**Exercise instructions:** Copy out the listing in full, exactly as written, but not its pictures.
**** Source material
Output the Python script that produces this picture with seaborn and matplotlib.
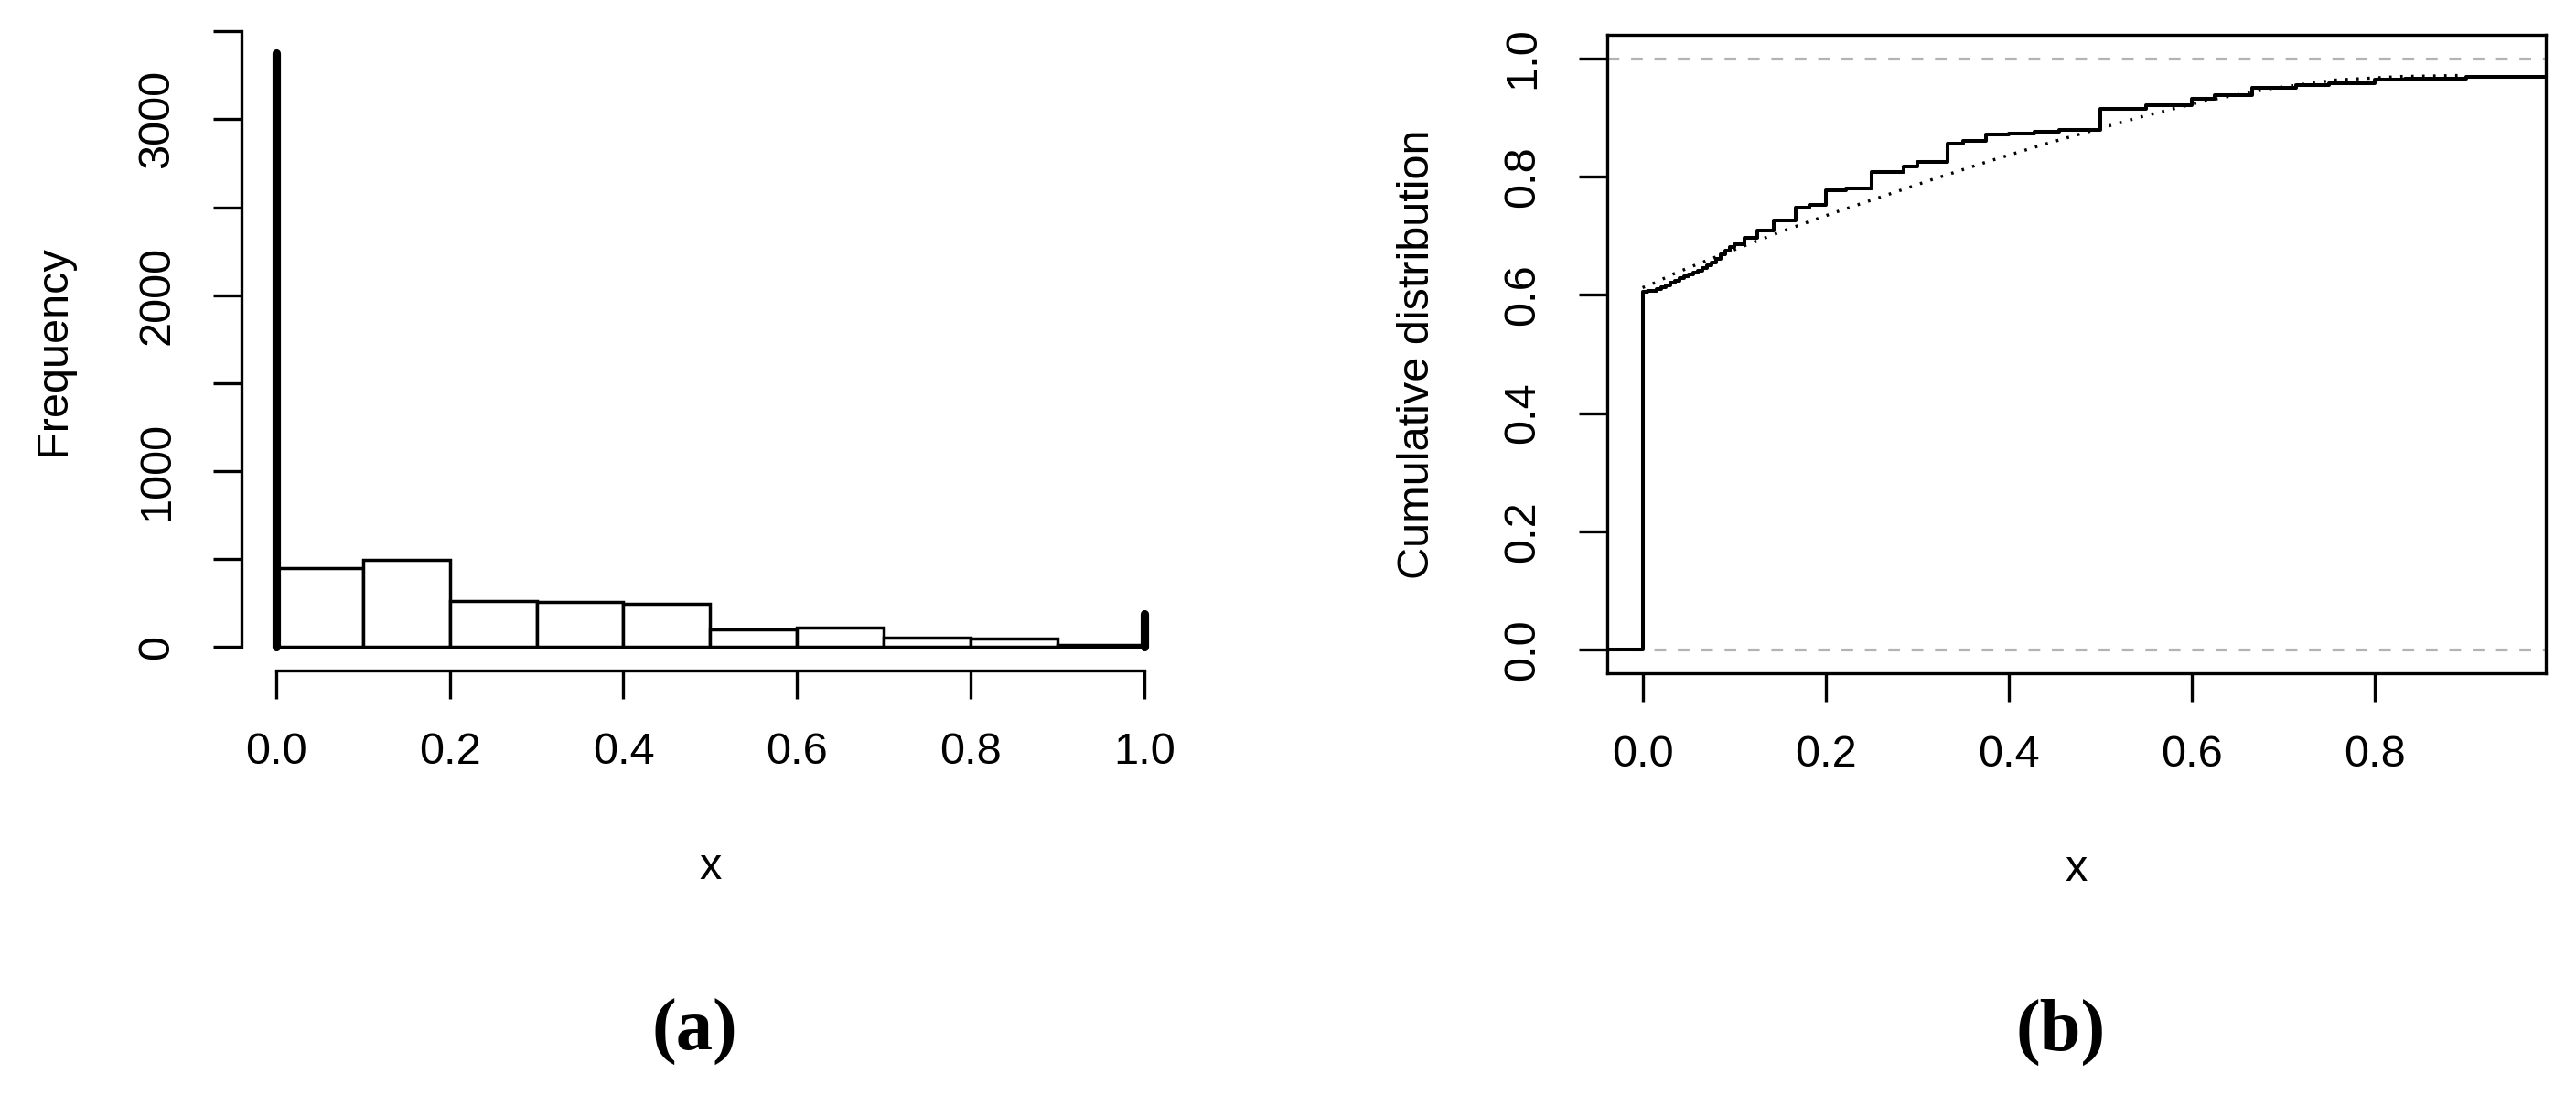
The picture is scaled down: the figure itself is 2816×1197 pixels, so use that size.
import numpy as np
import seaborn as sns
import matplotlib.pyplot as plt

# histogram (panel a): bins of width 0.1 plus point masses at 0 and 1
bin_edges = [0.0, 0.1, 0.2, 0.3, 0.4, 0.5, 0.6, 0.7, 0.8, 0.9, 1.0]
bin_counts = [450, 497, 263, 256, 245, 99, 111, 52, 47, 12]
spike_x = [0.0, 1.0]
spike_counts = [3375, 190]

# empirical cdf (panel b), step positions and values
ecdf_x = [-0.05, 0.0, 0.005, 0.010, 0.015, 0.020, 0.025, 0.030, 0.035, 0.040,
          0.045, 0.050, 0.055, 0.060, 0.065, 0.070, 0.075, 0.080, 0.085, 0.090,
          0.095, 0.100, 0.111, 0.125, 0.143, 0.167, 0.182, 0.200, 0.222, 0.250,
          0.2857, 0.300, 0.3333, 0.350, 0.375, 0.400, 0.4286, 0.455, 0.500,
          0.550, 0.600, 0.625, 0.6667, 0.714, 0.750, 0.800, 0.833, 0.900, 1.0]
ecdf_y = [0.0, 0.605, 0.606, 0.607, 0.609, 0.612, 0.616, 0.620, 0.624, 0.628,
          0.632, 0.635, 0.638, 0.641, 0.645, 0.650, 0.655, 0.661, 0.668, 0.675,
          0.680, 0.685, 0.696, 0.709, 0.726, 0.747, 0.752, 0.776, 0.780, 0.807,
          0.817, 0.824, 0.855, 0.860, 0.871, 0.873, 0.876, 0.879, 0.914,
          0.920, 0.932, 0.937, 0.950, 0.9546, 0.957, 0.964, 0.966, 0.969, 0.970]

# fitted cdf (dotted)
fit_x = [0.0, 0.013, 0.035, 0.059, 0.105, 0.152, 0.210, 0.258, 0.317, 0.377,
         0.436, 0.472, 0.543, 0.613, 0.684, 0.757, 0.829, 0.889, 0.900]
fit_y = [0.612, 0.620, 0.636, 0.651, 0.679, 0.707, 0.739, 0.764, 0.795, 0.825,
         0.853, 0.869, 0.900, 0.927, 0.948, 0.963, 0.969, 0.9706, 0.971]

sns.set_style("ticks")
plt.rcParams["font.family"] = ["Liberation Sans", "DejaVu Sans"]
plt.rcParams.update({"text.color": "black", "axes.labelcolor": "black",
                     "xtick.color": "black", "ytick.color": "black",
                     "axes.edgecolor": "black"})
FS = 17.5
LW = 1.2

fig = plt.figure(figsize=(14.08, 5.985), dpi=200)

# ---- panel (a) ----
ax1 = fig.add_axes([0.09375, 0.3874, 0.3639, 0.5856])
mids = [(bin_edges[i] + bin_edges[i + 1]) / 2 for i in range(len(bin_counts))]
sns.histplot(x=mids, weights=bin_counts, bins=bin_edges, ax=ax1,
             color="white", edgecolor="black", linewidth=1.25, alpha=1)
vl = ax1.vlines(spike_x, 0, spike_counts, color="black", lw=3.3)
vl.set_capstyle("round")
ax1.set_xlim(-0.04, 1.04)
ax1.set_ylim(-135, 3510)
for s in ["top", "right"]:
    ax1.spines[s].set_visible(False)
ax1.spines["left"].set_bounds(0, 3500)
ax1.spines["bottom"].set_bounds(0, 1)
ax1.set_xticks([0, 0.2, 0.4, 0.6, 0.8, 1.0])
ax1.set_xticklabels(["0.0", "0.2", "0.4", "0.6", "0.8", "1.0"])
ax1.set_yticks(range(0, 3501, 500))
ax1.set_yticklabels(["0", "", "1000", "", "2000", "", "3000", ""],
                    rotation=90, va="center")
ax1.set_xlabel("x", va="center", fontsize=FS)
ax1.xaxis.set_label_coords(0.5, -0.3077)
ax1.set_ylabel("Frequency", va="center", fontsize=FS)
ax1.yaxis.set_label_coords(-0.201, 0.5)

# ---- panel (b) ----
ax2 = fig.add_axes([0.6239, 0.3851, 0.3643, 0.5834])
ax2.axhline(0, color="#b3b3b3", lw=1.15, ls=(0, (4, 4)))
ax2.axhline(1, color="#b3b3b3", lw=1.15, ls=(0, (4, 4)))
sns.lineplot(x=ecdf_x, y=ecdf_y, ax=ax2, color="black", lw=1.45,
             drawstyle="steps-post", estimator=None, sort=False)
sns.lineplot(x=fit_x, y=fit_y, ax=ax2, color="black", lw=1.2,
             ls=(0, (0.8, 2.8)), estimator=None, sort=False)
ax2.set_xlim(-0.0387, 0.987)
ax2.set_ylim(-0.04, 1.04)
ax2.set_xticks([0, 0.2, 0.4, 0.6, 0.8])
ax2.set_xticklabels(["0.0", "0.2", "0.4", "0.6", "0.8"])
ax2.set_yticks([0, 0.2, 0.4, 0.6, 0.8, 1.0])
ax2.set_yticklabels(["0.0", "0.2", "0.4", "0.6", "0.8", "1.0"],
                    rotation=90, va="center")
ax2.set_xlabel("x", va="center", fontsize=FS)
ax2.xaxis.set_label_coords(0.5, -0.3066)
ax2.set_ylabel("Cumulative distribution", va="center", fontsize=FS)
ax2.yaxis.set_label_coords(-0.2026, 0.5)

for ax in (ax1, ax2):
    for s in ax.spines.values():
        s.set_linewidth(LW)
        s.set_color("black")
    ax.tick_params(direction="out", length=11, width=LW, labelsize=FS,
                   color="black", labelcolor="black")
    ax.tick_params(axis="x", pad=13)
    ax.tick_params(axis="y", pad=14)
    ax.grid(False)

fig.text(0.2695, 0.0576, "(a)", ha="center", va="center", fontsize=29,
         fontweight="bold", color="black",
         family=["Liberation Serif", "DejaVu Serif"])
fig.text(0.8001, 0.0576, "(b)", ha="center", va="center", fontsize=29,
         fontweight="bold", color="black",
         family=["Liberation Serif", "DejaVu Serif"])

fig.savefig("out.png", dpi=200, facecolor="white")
********
**Solution to the problem:**
Output the Python script that produces this picture with seaborn and matplotlib.
The picture is scaled down: the figure itself is 2816×1197 pixels, so use that size.
import numpy as np
import seaborn as sns
import matplotlib.pyplot as plt

# histogram (panel a): bins of width 0.1 plus point masses at 0 and 1
bin_edges = [0.0, 0.1, 0.2, 0.3, 0.4, 0.5, 0.6, 0.7, 0.8, 0.9, 1.0]
bin_counts = [450, 497, 263, 256, 245, 99, 111, 52, 47, 12]
spike_x = [0.0, 1.0]
spike_counts = [3375, 190]

# empirical cdf (panel b), step positions and values
ecdf_x = [-0.05, 0.0, 0.005, 0.010, 0.015, 0.020, 0.025, 0.030, 0.035, 0.040,
          0.045, 0.050, 0.055, 0.060, 0.065, 0.070, 0.075, 0.080, 0.085, 0.090,
          0.095, 0.100, 0.111, 0.125, 0.143, 0.167, 0.182, 0.200, 0.222, 0.250,
          0.2857, 0.300, 0.3333, 0.350, 0.375, 0.400, 0.4286, 0.455, 0.500,
          0.550, 0.600, 0.625, 0.6667, 0.714, 0.750, 0.800, 0.833, 0.900, 1.0]
ecdf_y = [0.0, 0.605, 0.606, 0.607, 0.609, 0.612, 0.616, 0.620, 0.624, 0.628,
          0.632, 0.635, 0.638, 0.641, 0.645, 0.650, 0.655, 0.661, 0.668, 0.675,
          0.680, 0.685, 0.696, 0.709, 0.726, 0.747, 0.752, 0.776, 0.780, 0.807,
          0.817, 0.824, 0.855, 0.860, 0.871, 0.873, 0.876, 0.879, 0.914,
          0.920, 0.932, 0.937, 0.950, 0.9546, 0.957, 0.964, 0.966, 0.969, 0.970]

# fitted cdf (dotted)
fit_x = [0.0, 0.013, 0.035, 0.059, 0.105, 0.152, 0.210, 0.258, 0.317, 0.377,
         0.436, 0.472, 0.543, 0.613, 0.684, 0.757, 0.829, 0.889, 0.900]
fit_y = [0.612, 0.620, 0.636, 0.651, 0.679, 0.707, 0.739, 0.764, 0.795, 0.825,
         0.853, 0.869, 0.900, 0.927, 0.948, 0.963, 0.969, 0.9706, 0.971]

sns.set_style("ticks")
plt.rcParams["font.family"] = ["Liberation Sans", "DejaVu Sans"]
plt.rcParams.update({"text.color": "black", "axes.labelcolor": "black",
                     "xtick.color": "black", "ytick.color": "black",
                     "axes.edgecolor": "black"})
FS = 17.5
LW = 1.2

fig = plt.figure(figsize=(14.08, 5.985), dpi=200)

# ---- panel (a) ----
ax1 = fig.add_axes([0.09375, 0.3874, 0.3639, 0.5856])
mids = [(bin_edges[i] + bin_edges[i + 1]) / 2 for i in range(len(bin_counts))]
sns.histplot(x=mids, weights=bin_counts, bins=bin_edges, ax=ax1,
             color="white", edgecolor="black", linewidth=1.25, alpha=1)
vl = ax1.vlines(spike_x, 0, spike_counts, color="black", lw=3.3)
vl.set_capstyle("round")
ax1.set_xlim(-0.04, 1.04)
ax1.set_ylim(-135, 3510)
for s in ["top", "right"]:
    ax1.spines[s].set_visible(False)
ax1.spines["left"].set_bounds(0, 3500)
ax1.spines["bottom"].set_bounds(0, 1)
ax1.set_xticks([0, 0.2, 0.4, 0.6, 0.8, 1.0])
ax1.set_xticklabels(["0.0", "0.2", "0.4", "0.6", "0.8", "1.0"])
ax1.set_yticks(range(0, 3501, 500))
ax1.set_yticklabels(["0", "", "1000", "", "2000", "", "3000", ""],
                    rotation=90, va="center")
ax1.set_xlabel("x", va="center", fontsize=FS)
ax1.xaxis.set_label_coords(0.5, -0.3077)
ax1.set_ylabel("Frequency", va="center", fontsize=FS)
ax1.yaxis.set_label_coords(-0.201, 0.5)

# ---- panel (b) ----
ax2 = fig.add_axes([0.6239, 0.3851, 0.3643, 0.5834])
ax2.axhline(0, color="#b3b3b3", lw=1.15, ls=(0, (4, 4)))
ax2.axhline(1, color="#b3b3b3", lw=1.15, ls=(0, (4, 4)))
sns.lineplot(x=ecdf_x, y=ecdf_y, ax=ax2, color="black", lw=1.45,
             drawstyle="steps-post", estimator=None, sort=False)
sns.lineplot(x=fit_x, y=fit_y, ax=ax2, color="black", lw=1.2,
             ls=(0, (0.8, 2.8)), estimator=None, sort=False)
ax2.set_xlim(-0.0387, 0.987)
ax2.set_ylim(-0.04, 1.04)
ax2.set_xticks([0, 0.2, 0.4, 0.6, 0.8])
ax2.set_xticklabels(["0.0", "0.2", "0.4", "0.6", "0.8"])
ax2.set_yticks([0, 0.2, 0.4, 0.6, 0.8, 1.0])
ax2.set_yticklabels(["0.0", "0.2", "0.4", "0.6", "0.8", "1.0"],
                    rotation=90, va="center")
ax2.set_xlabel("x", va="center", fontsize=FS)
ax2.xaxis.set_label_coords(0.5, -0.3066)
ax2.set_ylabel("Cumulative distribution", va="center", fontsize=FS)
ax2.yaxis.set_label_coords(-0.2026, 0.5)

for ax in (ax1, ax2):
    for s in ax.spines.values():
        s.set_linewidth(LW)
        s.set_color("black")
    ax.tick_params(direction="out", length=11, width=LW, labelsize=FS,
                   color="black", labelcolor="black")
    ax.tick_params(axis="x", pad=13)
    ax.tick_params(axis="y", pad=14)
    ax.grid(False)

fig.text(0.2695, 0.0576, "(a)", ha="center", va="center", fontsize=29,
         fontweight="bold", color="black",
         family=["Liberation Serif", "DejaVu Serif"])
fig.text(0.8001, 0.0576, "(b)", ha="center", va="center", fontsize=29,
         fontweight="bold", color="black",
         family=["Liberation Serif", "DejaVu Serif"])

fig.savefig("out.png", dpi=200, facecolor="white")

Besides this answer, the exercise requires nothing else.